Un peu plus de dix ans après sa première exposition, à Bangkok, les œuvres de Val ont été vues dans de nombreux pays d’Europe, d’Asie et d’Océanie: Thaïlande, France, Chine, Hong Kong, Singapour, Taiwan, Australie, Singapour, Belgique, Pays-bas. Il est même possible d’admirer certaines de ses créations sur des lieux publics comme le parvis de l’hôtel Sofitel Sukhumvit à Bangkok ou encore sur l'avenue Nanjing, l'une des artères les plus animées de Shanghaï.
LePetitJournal.com l’avait rencontrée la première fois en 2007, puis encore en 2010 et 2013. Cette année, fort de son parcours exceptionnel, le jury du Trophée des Français de l’étranger a décidé de récompenser Val en lui remettant le Trophée Art de Vivre lors de la grande soirée du Trophée des Français de l’étranger, le 17 mars. Avant de prendre l’avion pour Paris, elle a bien voulu répondre à nos questions.
LEPETITJOURNAL.COM - Pourquoi êtes-vous partie vivre hors de l’hexagone ?
VAL - Cela vient d’une vraie volonté de vivre à l’étranger, de quitter la France à un moment donné. Je gardais des souvenirs de voyage en Afrique et en Amérique du Sud quand j’étais enfant et adolescente, qui avaient enrichi ma vision du monde et m’avaient offert des images de paysages extraordinaires.
Et puis j’aime me sentir française à l’étranger. Je trouve que l’on y acquière un sentiment d’indépendance.
J’aime parler français dans la rue et que les gens autour ne puissent pas comprendre ce que je dis.
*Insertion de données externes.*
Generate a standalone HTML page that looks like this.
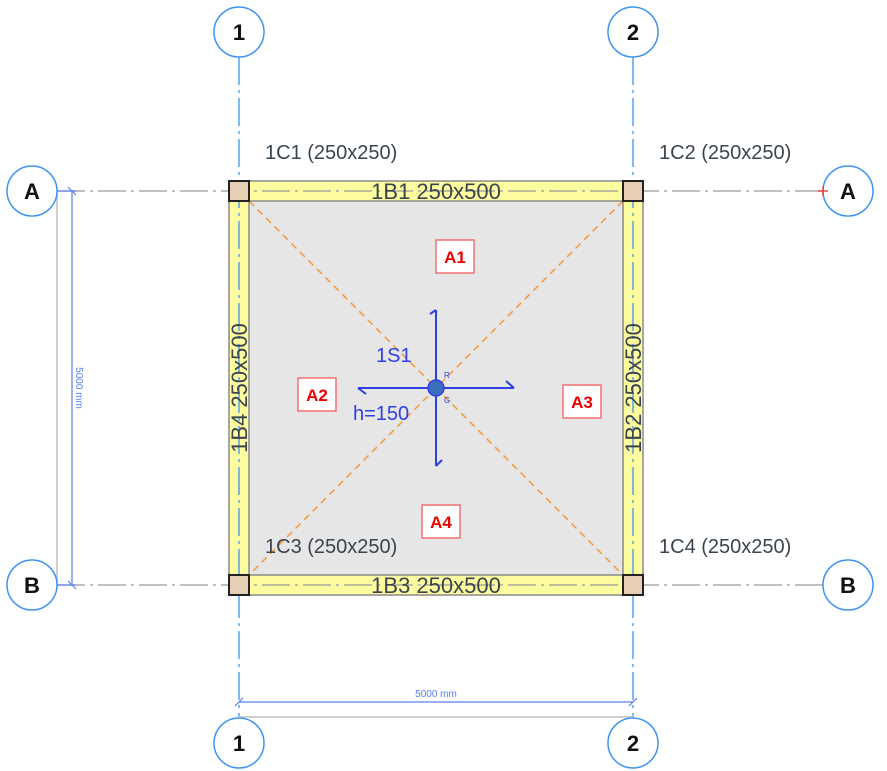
<!DOCTYPE html>
<html><head><meta charset="utf-8"><style>html,body{margin:0;padding:0;background:#fff}svg{display:block}</style></head>
<body>
<svg width="887" height="771" viewBox="0 0 887 771" xmlns="http://www.w3.org/2000/svg" font-family="Liberation Sans, sans-serif">
<!-- slab -->
<rect x="249" y="201" width="374" height="374" fill="#e6e6e6"/>
<!-- beams -->
<g fill="#fdfda0" stroke="#8a8a8a" stroke-width="1.5">
<rect x="229" y="181" width="414" height="20"/>
<rect x="229" y="575" width="414" height="20"/>
<rect x="229" y="181" width="20" height="414"/>
<rect x="623" y="181" width="20" height="414"/>
</g>
<!-- diagonals -->
<g stroke="#f39a3c" stroke-width="1.5" stroke-dasharray="7,5">
<line x1="249" y1="201" x2="623" y2="575"/>
<line x1="623" y1="201" x2="249" y2="575"/>
</g>
<!-- grid lines -->
<g stroke="#999" stroke-width="1.3" stroke-dasharray="28,5,3,5" fill="none">
<line x1="57" y1="191" x2="823" y2="191"/>
<line x1="57" y1="585" x2="823" y2="585"/>
</g>
<g stroke="#3d94f0" stroke-width="1.3" stroke-dasharray="28,5,3,5" fill="none">
<line x1="239" y1="57" x2="239" y2="717"/>
<line x1="633" y1="57" x2="633" y2="717"/>
</g>
<!-- columns -->
<g fill="#e6cfb3" stroke="#222" stroke-width="2">
<rect x="229" y="181" width="20" height="20"/>
<rect x="623" y="181" width="20" height="20"/>
<rect x="229" y="575" width="20" height="20"/>
<rect x="623" y="575" width="20" height="20"/>
</g>
<!-- beam labels -->
<g fill="#3a4450" font-size="22">
<text x="436" y="199" text-anchor="middle">1B1 250x500</text>
<text x="436" y="593" text-anchor="middle">1B3 250x500</text>
<text transform="translate(247,388) rotate(-90)" text-anchor="middle">1B4 250x500</text>
<text transform="translate(641,388) rotate(-90)" text-anchor="middle">1B2 250x500</text>
</g>
<g fill="#3a4450" font-size="20">
<text x="265" y="159">1C1 (250x250)</text>
<text x="659" y="159">1C2 (250x250)</text>
<text x="265" y="553">1C3 (250x250)</text>
<text x="659" y="553">1C4 (250x250)</text>
</g>
<!-- dimensions -->
<g stroke="#cfcfcf" stroke-width="2"><line x1="57" y1="191" x2="57" y2="585"/><line x1="239" y1="717" x2="633" y2="717"/></g>
<g stroke="#5b7ff0" stroke-width="1.2">
<line x1="57" y1="191" x2="76" y2="191"/><line x1="57" y1="585" x2="76" y2="585"/>
<line x1="72" y1="191" x2="72" y2="585"/>
<line x1="68" y1="187" x2="76" y2="195"/><line x1="68" y1="581" x2="76" y2="589"/>
<line x1="239" y1="702" x2="633" y2="702"/>
<line x1="235" y1="706" x2="243" y2="698"/><line x1="629" y1="706" x2="637" y2="698"/>
</g>
<text x="436" y="697" text-anchor="middle" font-size="10" fill="#5b7ff0">5000 mm</text>
<text transform="translate(76,388) rotate(90)" text-anchor="middle" font-size="10" fill="#5b7ff0">5000 mm</text>
<!-- grid bubbles -->
<g fill="#fff" stroke="#3d94f0" stroke-width="1.5">
<circle cx="239" cy="32" r="25"/><circle cx="633" cy="32" r="25"/>
<circle cx="239" cy="743" r="25"/><circle cx="633" cy="743" r="25"/>
<circle cx="32" cy="191" r="25"/><circle cx="32" cy="585" r="25"/>
<circle cx="848" cy="191" r="25"/><circle cx="848" cy="585" r="25"/>
</g>
<g stroke="#e33" stroke-width="1.3"><line x1="818" y1="191" x2="828" y2="191"/><line x1="823" y1="186" x2="823" y2="196"/></g>
<g font-size="22" font-weight="bold" fill="#111" text-anchor="middle">
<text x="239" y="40">1</text><text x="633" y="40">2</text>
<text x="239" y="751">1</text><text x="633" y="751">2</text>
<text x="32" y="199">A</text><text x="32" y="593">B</text>
<text x="848" y="199">A</text><text x="848" y="593">B</text>
</g>
<!-- slab symbol -->
<g stroke="#2f3fe8" stroke-width="2" fill="none">
<line x1="436" y1="310" x2="436" y2="466"/>
<line x1="358" y1="388" x2="514" y2="388"/>
<line x1="436" y1="310" x2="430" y2="314"/>
<line x1="436" y1="466" x2="442" y2="460"/>
<line x1="358" y1="388" x2="366" y2="394"/>
<line x1="514" y1="388" x2="506" y2="381"/>
</g>
<circle cx="436" cy="388" r="8" fill="#3a6fbd" stroke="#2f3fe8" stroke-width="1.5"/>
<text x="376" y="362" font-size="20" fill="#2f3fe8">1S1</text>
<text x="353" y="420" font-size="20" fill="#2f3fe8">h=150</text>
<text x="444" y="378" font-size="8" fill="#2f3fe8">R</text>
<text x="444" y="403" font-size="8" fill="#2f3fe8">G</text>
<!-- area labels -->
<g fill="#fff" stroke="#f07070" stroke-width="1.5">
<rect x="436" y="240" width="38" height="33"/>
<rect x="298" y="378" width="38" height="33"/>
<rect x="563" y="385" width="38" height="33"/>
<rect x="422" y="505" width="38" height="33"/>
</g>
<g fill="#e00" font-size="17" font-weight="bold" text-anchor="middle">
<text x="455" y="263">A1</text><text x="317" y="401">A2</text>
<text x="582" y="408">A3</text><text x="441" y="528">A4</text>
</g>
</svg>
</body></html>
Cette notion de se sentir étranger dans un pays est quelque chose qui me convient tout à fait, il me semble circuler en électron beaucoup plus libre.
Pourquoi l’Asie ?
Il ne s’agit pas d’une volonté préméditée. Je me voyais plutôt partir en Amérique du sud car je parlais espagnol couramment. Et aussi parce que c’est un continent qui m’avait offert ses grands espaces, ses grands paysages, les Andes, la terre de feu, la mer, la littérature, des cultures, il y a une histoire ancienne, etc.
Mais il s’est trouvé qu’une opportunité s’est présentée pour la Thaïlande. Et cela a été une chance folle pour moi car il y a en Thaïlande une tradition du bronze, avec beaucoup de fonderies dont certaines ont un vrai savoir-faire, et en sculpture monumentale, et dans le processus du bronze tel qu’on le vit aujourd’hui avec des moules en élastomère et des moules en céramique. Et donc j’ai énormément appris avec ces fonderies, particulièrement celle d’Ayutthaya avec laquelle je travaille depuis le début.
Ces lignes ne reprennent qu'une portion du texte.